Gwyneth Paltrow is Polly Perkins, intrepid reporter for the New York Chronicle, and the type of gal who will calmly tear the seam in her skirt in order to make a quick getaway. As 1939 is grinding to a close, Polly is hot on the heels of a big story: Scientists are vanishing around the globe, and there are rumors that a reclusive genius named Dr. Totenkopf is behind it. Just what the doctor is concocting remains a mystery, though clues are soon provided when, early on in the film, giant robots descend upon New York and quickly set about creating construction and masonry jobs around the city. Their targets are large generators buried beneath the city streets--generators large enough to power a rocket, say, or a Doomsday Device. Called in to stop their plundering is Captain Joe Sullivan (Jude Law), also known as Sky Captain, a mercenary pilot who swoops onto the scene in the coolest of all airplanes, the P-40 Warhawk.

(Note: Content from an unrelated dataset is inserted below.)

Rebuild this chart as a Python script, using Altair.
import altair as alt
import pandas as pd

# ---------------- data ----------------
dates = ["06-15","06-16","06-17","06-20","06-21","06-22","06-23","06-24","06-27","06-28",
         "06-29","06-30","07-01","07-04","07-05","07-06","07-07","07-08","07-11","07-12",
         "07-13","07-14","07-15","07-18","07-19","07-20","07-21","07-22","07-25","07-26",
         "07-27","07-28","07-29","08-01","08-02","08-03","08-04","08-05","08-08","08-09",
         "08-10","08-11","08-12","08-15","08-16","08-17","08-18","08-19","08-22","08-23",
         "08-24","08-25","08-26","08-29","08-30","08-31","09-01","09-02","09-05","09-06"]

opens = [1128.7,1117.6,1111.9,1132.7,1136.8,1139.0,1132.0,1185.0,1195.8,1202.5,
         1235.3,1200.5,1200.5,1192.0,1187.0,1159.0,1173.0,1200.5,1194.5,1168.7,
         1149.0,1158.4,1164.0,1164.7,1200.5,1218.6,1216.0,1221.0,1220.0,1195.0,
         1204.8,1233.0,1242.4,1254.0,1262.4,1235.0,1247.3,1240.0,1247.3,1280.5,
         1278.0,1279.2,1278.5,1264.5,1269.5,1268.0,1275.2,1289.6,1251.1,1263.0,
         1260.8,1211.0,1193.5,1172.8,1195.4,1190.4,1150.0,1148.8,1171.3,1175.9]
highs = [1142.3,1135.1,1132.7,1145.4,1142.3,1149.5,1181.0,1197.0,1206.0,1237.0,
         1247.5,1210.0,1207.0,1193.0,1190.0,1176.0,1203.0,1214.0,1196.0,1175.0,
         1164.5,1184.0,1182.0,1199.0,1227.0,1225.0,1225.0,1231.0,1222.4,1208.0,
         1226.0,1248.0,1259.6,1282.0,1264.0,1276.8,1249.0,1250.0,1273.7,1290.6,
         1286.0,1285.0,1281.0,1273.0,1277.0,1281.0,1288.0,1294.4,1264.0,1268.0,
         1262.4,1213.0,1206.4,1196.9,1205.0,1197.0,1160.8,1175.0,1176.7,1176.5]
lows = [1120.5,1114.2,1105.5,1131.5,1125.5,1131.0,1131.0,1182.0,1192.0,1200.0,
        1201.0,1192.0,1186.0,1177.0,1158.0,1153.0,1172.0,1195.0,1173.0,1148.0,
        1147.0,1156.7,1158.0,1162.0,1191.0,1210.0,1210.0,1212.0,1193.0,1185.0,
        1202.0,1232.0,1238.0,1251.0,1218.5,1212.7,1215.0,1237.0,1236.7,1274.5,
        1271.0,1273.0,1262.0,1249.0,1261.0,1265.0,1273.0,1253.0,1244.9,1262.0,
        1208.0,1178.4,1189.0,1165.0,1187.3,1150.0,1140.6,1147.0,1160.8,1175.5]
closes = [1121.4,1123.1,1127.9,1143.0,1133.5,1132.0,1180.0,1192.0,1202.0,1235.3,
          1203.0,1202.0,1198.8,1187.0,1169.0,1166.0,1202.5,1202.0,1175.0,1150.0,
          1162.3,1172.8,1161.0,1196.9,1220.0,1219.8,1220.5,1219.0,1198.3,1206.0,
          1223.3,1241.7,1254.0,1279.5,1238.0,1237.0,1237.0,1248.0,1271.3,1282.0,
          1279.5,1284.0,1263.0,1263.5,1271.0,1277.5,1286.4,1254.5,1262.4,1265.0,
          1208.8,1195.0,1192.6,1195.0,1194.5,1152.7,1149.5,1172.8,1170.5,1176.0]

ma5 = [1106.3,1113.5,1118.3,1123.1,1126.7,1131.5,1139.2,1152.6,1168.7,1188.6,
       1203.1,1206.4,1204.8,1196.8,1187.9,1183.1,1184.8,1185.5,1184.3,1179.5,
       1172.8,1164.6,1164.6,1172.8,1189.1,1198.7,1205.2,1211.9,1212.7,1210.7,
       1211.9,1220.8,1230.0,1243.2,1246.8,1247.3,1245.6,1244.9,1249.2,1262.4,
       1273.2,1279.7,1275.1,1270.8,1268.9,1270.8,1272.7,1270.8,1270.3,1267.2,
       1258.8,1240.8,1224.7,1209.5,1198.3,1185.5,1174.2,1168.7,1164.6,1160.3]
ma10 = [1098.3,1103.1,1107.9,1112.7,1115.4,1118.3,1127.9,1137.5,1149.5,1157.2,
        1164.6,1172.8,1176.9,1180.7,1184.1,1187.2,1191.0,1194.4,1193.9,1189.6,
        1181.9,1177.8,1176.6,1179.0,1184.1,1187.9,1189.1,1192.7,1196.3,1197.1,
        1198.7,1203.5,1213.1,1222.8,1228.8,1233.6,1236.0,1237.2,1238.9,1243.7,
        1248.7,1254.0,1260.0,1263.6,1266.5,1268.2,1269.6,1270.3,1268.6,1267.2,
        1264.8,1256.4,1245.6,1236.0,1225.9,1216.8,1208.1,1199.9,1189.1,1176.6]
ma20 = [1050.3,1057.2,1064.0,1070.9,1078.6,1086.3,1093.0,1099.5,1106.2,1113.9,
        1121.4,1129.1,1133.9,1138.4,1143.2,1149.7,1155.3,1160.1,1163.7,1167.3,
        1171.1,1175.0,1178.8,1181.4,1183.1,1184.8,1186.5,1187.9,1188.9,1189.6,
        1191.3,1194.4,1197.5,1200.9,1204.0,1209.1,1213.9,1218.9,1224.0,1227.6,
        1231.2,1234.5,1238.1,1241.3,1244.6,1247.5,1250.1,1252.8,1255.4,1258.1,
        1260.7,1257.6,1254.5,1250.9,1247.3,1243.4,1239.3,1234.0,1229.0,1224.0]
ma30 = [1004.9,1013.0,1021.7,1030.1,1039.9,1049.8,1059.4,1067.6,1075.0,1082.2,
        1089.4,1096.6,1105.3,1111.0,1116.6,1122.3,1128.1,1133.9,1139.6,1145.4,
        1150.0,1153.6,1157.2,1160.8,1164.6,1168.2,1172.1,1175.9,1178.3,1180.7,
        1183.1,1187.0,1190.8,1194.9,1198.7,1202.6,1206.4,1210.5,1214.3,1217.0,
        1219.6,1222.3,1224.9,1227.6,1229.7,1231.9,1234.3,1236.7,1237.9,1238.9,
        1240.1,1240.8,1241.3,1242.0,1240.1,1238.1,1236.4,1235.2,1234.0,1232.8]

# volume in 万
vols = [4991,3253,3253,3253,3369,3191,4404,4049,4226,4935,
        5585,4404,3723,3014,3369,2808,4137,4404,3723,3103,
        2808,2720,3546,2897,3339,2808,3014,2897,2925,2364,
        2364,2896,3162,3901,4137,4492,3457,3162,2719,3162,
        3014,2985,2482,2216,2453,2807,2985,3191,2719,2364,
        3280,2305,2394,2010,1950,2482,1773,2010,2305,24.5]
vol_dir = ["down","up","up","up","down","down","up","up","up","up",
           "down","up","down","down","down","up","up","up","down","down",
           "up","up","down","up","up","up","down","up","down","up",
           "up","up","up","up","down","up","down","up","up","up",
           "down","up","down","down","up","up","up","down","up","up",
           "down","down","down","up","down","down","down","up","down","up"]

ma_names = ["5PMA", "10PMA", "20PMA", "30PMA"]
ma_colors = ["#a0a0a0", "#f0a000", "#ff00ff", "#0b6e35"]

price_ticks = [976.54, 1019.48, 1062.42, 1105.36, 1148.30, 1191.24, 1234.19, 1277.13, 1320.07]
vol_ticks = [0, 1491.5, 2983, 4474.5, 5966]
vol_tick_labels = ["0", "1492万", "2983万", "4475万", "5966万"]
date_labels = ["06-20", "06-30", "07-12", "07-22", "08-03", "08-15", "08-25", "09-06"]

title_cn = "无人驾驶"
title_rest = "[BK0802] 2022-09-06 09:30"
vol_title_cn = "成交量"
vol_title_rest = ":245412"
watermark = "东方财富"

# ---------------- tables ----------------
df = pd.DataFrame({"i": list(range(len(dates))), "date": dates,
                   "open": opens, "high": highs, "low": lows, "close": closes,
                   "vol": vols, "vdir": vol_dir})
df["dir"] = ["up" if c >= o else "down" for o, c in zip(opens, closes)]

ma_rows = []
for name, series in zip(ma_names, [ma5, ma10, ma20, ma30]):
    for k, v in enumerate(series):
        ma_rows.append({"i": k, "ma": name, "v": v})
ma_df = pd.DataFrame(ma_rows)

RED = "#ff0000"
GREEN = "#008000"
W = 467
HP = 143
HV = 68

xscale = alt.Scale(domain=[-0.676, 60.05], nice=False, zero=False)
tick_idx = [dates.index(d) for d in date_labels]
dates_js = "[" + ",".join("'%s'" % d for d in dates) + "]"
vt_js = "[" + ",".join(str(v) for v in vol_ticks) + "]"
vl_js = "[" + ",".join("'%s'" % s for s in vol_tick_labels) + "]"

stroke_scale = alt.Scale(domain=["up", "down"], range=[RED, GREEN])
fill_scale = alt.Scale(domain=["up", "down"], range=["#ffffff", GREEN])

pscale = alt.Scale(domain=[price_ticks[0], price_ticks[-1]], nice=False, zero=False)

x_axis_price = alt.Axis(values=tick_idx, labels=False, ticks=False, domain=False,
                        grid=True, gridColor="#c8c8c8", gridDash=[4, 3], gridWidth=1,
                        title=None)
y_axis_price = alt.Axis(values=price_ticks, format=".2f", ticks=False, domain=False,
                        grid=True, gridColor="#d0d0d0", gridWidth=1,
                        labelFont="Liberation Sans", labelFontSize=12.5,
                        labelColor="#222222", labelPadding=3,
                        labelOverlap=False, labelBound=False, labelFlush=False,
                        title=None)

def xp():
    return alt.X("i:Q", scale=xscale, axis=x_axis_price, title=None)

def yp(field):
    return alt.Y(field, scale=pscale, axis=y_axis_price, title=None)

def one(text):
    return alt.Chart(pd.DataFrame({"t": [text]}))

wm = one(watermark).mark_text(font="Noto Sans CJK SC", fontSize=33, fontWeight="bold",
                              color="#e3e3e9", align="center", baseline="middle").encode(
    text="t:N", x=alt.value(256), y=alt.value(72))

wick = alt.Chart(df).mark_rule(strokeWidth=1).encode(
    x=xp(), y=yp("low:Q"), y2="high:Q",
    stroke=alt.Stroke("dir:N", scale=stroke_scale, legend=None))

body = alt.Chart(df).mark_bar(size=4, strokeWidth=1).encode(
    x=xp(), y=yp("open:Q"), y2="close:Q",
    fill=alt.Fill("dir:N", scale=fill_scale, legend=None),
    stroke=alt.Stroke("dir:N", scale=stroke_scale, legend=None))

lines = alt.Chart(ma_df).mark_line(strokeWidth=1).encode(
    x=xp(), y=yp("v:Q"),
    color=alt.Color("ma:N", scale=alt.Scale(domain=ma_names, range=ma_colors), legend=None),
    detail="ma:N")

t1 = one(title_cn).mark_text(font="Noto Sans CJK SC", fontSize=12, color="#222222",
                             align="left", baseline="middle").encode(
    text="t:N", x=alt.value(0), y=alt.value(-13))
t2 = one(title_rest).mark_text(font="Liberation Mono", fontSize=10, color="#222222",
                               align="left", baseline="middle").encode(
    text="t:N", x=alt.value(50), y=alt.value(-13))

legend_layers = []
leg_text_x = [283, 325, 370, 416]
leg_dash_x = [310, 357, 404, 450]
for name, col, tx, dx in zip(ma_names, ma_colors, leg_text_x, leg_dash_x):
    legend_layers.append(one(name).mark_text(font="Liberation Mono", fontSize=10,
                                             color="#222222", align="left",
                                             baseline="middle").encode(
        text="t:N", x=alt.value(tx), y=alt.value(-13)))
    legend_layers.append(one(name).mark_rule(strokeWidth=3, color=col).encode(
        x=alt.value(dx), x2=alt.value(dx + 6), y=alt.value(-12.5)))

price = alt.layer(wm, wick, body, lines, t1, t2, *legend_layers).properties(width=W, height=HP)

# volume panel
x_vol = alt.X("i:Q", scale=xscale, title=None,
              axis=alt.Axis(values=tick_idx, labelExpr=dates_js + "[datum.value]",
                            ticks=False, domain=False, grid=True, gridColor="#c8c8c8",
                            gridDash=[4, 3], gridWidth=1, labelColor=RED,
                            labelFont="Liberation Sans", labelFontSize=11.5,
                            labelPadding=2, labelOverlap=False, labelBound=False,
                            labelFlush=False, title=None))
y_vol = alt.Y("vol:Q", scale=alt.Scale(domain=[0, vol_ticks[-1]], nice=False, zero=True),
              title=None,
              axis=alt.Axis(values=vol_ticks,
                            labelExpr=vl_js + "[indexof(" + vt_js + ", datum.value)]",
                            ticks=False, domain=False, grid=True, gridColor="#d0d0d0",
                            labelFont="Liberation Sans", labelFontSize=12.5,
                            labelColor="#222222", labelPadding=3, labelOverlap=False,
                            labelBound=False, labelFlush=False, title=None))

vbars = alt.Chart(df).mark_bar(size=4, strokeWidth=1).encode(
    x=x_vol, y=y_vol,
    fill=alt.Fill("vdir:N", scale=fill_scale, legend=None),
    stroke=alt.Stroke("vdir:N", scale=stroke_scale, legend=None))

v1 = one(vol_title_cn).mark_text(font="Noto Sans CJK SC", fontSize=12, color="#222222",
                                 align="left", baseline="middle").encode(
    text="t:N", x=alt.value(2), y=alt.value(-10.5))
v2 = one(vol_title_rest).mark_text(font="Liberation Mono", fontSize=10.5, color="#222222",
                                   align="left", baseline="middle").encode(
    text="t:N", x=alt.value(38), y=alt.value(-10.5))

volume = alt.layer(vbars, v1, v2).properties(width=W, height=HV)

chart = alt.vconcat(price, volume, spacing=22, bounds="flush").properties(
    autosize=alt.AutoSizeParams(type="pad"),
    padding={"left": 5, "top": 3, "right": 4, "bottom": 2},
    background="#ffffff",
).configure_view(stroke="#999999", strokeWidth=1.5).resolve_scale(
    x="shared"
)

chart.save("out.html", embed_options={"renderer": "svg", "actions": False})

As heroes go, Sky Captain is drawn straight from the playbook: He's suave, impossibly handsome, and rarely breaks a sweat, no matter what danger gets tossed in his way. He's also, predictably, Polly's former flame, and their conversations are infused with a familiar playful bickering. His Girl Friday it ain't, but Paltrow and Law are both game, and some of Sky Captain's best moments revolve around their speedy banter. In the past, Paltrow has always bugged the hell out of me, but here she absolutely nails her role, delivering a version of Hildy Johnson that succeeds where Jennifer Jason Leigh's overbearing spin in The Hudsucker Proxy failed. And by pairing her with Jude Law, Conran has stumbled across something inspired, for not only are they a pretty couple--and they're indeed very, very pretty--but they play off one another perfectly, their verbal sparring carrying them, and us, along as they set out in search of Dr. Totenkopf and save the world.

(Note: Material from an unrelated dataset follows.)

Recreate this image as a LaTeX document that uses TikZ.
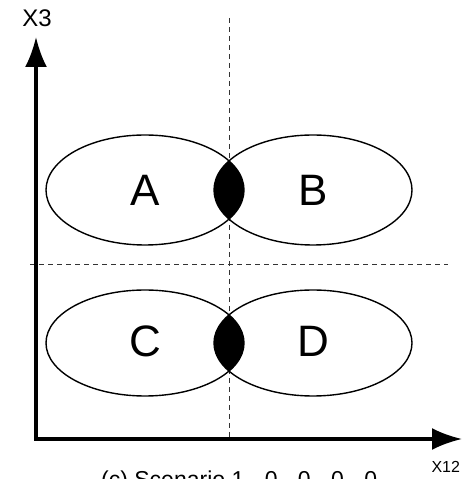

That search takes them from New York to a lost prehistoric jungle, with stops at the Himalayas and Shangri-La along the way--all of which is fertile ground for Conran's extensive imagination, especially since everything we see, from the sets to most of the props, is completely fabricated. There's no denying that Sky Captain is one of the most visually beautiful and inventive films you'll ever see, which makes the fact that it was shot entirely against blue screens completely remarkable. Massive digital trickery has long been something I've hated--see Star Wars, Spider-Man, et al. --but here, in a film that relies on CGI more than any has before, the integration between mortals and gigabytes is outright stunning. This is perhaps the most expensive experimental film ever (think of a cheerful Lars von Trier's Zentropa, or a Guy Maddin film with a ridiculous budget), and as such it's fairly shocking that it exists at all. Studios are not ones to gamble, after all, especially on first-time filmmakers with cockamamie schemes about robots and fighter planes, but Conran has managed to make something in Sky Captain that both harks back and leaps forward at the same time, and it is without a doubt, on a purely technical level, one of the bravest major studio pictures ever released.

As visually impressive as Sky Captain is, however, the meat of the film--its story and characters--is almost embarrassingly paper-thin, a fact that may prove to be a crushing blow for some viewers, especially those who don't hold a patch of real estate in their hearts for Max Fleischer's The Adventures of Superman. This lack of depth may be fitting given the film's aims (just how deep was Buck Rogers anyway?), but a consequence is that the entire experience may all but evaporate moments after you've watched it. Every character fails to rise above a sketch, and in the end Sky Captain itself is little more than a lark--an honest throwback, with all the baggage attached--that is best approached as a fleeting experience. To go into it otherwise will surely lead to disappointment.

For my part, I chose to embrace the film for exactly what it is: a visit to a time of simpler movies, created by a director who honestly adores the many genres his film prances through. Sky Captain & the World of Tomorrow is pure joy, and as you watch it you can either scoff at it or dive right in, intent on nothing more than a good time. The latter, obviously, is much more fun.